#### [Exercise]
Below are the records; pull every line that includes "matplotlib".

#### [Data]

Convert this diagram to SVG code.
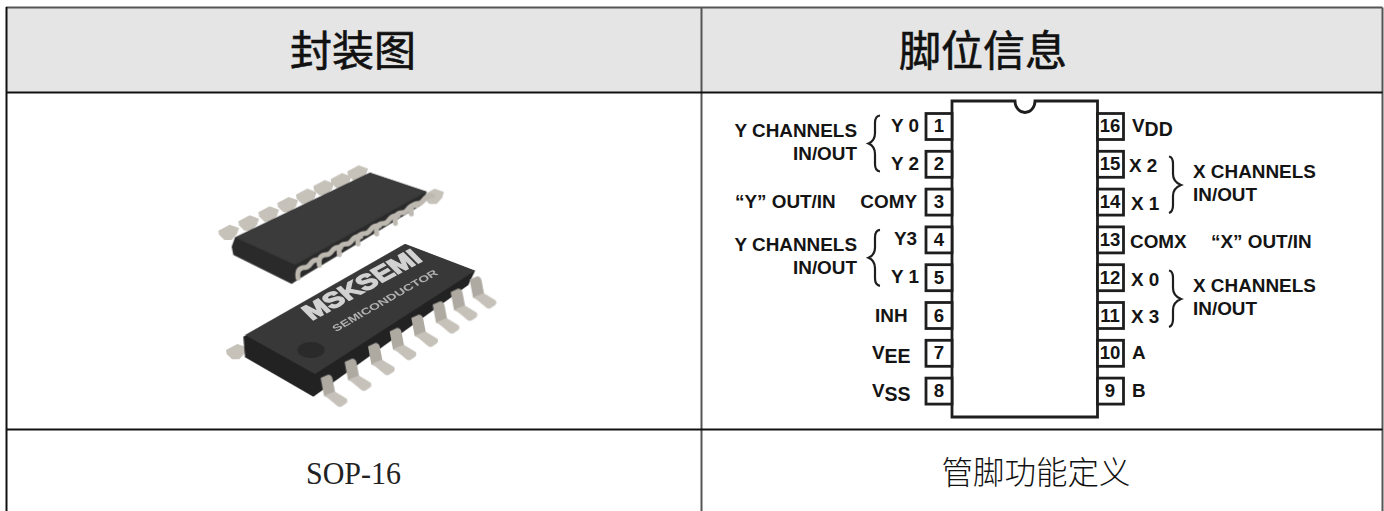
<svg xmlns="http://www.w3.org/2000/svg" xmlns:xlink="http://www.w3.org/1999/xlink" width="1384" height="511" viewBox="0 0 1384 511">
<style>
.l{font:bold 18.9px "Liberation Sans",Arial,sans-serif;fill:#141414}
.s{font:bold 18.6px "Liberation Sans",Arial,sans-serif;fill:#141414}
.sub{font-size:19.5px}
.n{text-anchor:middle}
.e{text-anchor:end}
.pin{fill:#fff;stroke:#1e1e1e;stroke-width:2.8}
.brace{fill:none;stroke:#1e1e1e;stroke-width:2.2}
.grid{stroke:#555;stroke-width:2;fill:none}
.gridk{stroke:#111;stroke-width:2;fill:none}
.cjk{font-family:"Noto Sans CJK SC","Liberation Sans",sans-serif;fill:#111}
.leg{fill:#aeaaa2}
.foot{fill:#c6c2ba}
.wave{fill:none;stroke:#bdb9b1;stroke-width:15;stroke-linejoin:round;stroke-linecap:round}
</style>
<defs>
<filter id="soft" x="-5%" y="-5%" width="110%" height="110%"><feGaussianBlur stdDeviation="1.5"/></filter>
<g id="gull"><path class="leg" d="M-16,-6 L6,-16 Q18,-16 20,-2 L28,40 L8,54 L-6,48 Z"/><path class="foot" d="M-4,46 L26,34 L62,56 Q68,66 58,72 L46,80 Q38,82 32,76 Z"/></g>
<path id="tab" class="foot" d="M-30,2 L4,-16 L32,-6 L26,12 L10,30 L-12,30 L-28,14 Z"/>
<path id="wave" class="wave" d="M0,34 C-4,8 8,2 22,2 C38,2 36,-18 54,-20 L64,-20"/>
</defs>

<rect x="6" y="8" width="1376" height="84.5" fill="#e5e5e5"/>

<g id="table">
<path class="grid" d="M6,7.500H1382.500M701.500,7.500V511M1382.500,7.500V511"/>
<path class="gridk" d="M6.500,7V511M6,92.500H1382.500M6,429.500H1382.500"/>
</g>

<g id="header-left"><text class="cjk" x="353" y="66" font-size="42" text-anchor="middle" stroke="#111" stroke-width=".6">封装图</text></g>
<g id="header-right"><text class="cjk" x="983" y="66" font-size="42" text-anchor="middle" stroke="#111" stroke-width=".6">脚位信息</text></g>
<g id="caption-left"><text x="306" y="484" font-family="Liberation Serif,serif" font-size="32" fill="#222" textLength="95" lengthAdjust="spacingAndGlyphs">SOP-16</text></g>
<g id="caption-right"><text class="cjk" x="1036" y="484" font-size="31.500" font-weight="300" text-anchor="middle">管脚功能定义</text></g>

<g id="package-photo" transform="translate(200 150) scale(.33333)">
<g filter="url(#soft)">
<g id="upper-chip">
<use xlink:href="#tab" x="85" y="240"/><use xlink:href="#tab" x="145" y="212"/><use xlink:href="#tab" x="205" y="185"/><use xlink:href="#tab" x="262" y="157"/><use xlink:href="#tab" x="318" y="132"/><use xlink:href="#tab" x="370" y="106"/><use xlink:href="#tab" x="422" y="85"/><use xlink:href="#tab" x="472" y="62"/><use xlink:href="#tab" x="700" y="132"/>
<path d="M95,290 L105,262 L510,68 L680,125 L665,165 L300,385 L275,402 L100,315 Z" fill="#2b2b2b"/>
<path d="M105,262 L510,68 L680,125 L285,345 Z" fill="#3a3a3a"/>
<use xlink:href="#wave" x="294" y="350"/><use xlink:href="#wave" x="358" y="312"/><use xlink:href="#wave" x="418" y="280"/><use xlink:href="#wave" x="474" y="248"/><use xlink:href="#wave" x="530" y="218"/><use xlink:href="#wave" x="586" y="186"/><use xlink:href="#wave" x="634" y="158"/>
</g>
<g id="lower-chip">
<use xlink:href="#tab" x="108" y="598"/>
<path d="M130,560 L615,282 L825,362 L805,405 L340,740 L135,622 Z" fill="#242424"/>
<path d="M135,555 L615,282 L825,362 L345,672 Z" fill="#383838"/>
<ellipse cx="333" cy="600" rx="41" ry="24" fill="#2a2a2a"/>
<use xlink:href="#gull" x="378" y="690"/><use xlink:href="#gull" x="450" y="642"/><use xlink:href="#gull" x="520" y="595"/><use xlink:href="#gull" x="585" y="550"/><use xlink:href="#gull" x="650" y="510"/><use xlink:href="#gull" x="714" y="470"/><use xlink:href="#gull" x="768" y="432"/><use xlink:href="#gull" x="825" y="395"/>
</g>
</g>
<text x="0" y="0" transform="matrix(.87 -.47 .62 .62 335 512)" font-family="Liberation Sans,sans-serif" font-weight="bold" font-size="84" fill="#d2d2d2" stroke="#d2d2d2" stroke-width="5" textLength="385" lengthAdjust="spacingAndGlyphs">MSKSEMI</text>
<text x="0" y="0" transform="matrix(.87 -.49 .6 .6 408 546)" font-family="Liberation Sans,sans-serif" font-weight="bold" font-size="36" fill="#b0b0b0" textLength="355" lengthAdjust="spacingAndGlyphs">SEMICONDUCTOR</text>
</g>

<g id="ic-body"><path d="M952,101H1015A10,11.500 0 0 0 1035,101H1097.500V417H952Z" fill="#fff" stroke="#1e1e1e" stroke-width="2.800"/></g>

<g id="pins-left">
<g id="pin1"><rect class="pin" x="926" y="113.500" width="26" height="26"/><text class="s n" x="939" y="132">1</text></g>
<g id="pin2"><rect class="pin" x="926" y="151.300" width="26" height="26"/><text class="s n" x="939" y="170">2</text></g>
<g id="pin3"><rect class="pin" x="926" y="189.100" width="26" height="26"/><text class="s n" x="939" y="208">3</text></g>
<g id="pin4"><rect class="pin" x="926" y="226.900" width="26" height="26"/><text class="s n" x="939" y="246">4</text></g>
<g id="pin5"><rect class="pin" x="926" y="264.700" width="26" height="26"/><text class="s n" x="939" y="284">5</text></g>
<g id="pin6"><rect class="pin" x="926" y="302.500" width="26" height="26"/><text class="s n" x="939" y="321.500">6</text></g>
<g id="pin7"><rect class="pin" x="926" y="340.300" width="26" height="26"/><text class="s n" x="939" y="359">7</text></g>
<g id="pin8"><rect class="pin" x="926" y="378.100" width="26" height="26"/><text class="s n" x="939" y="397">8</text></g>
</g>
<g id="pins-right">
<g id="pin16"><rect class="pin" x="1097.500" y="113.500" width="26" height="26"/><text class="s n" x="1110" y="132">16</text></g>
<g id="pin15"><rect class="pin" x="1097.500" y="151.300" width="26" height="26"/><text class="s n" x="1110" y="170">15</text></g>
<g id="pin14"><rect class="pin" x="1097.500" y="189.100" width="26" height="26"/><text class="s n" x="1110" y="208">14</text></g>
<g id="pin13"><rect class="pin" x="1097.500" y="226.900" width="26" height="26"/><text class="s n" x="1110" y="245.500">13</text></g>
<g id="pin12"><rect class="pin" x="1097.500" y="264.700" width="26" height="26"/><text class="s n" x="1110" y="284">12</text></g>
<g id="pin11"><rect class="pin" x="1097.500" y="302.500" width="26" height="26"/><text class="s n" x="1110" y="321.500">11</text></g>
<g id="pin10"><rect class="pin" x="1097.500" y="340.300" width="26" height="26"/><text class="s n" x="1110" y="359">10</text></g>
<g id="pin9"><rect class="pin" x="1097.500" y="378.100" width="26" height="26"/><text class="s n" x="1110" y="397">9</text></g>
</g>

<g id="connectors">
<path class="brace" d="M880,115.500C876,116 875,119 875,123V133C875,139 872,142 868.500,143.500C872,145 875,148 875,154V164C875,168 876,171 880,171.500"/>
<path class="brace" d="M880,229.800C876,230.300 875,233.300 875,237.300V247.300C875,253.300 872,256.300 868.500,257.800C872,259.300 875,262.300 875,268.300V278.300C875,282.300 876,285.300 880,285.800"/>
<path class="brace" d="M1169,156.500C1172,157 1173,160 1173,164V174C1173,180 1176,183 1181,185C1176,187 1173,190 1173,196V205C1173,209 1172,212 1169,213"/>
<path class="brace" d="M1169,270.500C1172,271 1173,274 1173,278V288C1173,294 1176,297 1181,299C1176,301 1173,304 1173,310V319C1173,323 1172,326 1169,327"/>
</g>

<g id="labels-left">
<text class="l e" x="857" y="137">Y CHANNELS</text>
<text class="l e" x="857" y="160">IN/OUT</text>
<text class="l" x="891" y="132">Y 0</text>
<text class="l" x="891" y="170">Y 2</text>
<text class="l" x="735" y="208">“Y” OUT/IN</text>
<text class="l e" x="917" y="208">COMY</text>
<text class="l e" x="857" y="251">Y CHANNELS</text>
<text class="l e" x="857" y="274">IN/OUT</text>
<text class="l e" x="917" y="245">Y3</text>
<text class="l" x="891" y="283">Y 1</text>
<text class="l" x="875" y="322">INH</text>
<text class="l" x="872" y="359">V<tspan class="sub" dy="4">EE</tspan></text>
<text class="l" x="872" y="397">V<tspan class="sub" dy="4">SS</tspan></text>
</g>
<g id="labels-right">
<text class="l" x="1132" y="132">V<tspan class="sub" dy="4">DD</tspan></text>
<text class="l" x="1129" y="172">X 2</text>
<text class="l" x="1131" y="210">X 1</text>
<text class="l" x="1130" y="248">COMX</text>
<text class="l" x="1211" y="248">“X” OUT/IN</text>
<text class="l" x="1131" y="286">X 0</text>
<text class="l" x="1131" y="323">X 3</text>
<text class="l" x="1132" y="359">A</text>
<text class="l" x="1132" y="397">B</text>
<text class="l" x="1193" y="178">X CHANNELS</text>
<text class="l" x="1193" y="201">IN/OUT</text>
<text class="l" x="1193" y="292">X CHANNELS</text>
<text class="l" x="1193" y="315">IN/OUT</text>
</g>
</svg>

...

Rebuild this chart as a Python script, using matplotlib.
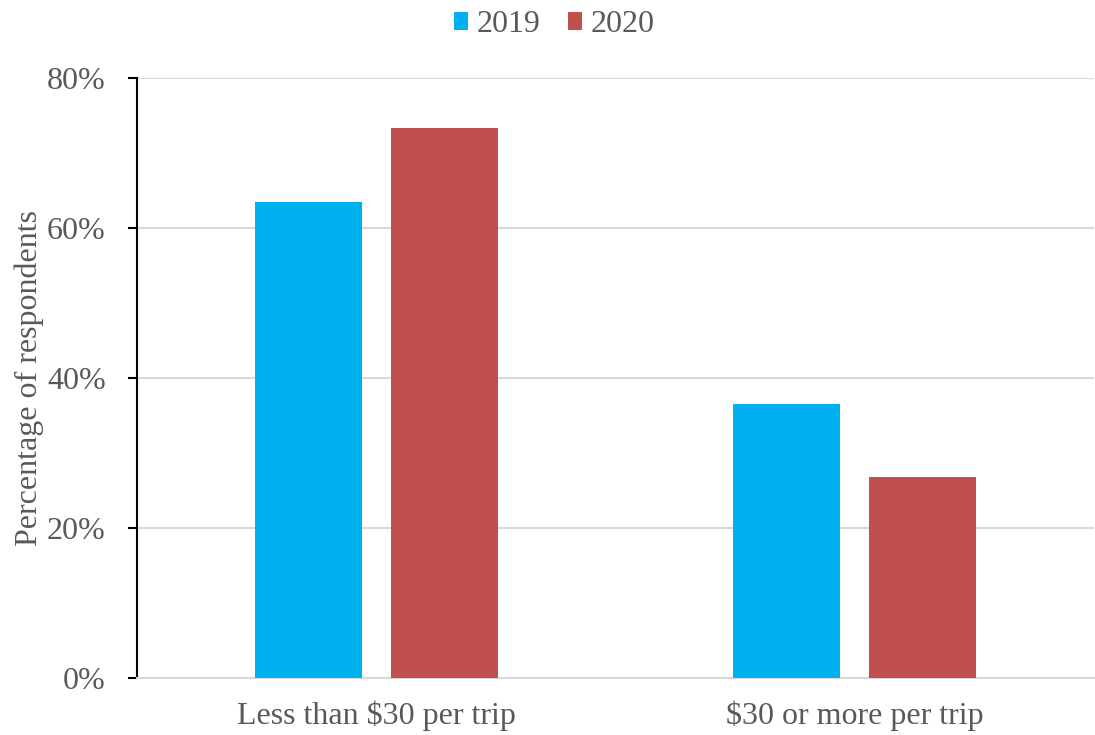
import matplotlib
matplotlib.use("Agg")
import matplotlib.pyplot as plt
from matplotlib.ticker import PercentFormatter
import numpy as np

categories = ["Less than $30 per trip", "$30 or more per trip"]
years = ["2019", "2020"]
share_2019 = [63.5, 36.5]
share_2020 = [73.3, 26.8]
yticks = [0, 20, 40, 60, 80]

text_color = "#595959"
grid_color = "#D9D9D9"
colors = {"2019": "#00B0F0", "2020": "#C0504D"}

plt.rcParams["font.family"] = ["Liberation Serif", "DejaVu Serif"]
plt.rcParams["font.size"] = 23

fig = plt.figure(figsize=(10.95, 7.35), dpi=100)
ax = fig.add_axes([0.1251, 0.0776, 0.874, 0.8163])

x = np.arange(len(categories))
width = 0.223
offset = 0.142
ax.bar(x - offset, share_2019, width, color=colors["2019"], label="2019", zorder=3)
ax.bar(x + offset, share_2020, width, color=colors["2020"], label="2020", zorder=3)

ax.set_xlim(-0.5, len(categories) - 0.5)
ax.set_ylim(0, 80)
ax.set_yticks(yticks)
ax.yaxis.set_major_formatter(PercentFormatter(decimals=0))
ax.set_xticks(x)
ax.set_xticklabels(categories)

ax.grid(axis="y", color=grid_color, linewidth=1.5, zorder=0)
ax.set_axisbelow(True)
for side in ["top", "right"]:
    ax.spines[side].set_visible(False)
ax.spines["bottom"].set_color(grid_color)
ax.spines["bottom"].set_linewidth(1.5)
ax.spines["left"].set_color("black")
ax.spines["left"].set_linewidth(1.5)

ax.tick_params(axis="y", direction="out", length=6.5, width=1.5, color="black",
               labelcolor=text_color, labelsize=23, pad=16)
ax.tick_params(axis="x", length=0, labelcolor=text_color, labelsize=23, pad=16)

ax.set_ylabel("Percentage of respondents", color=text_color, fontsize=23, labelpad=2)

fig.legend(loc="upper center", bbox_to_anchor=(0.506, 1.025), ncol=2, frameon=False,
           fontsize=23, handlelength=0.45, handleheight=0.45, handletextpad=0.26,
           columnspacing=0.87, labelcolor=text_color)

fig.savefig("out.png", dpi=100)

#### [Solution]
Rebuild this chart as a Python script, using matplotlib.
import matplotlib
matplotlib.use("Agg")
import matplotlib.pyplot as plt
from matplotlib.ticker import PercentFormatter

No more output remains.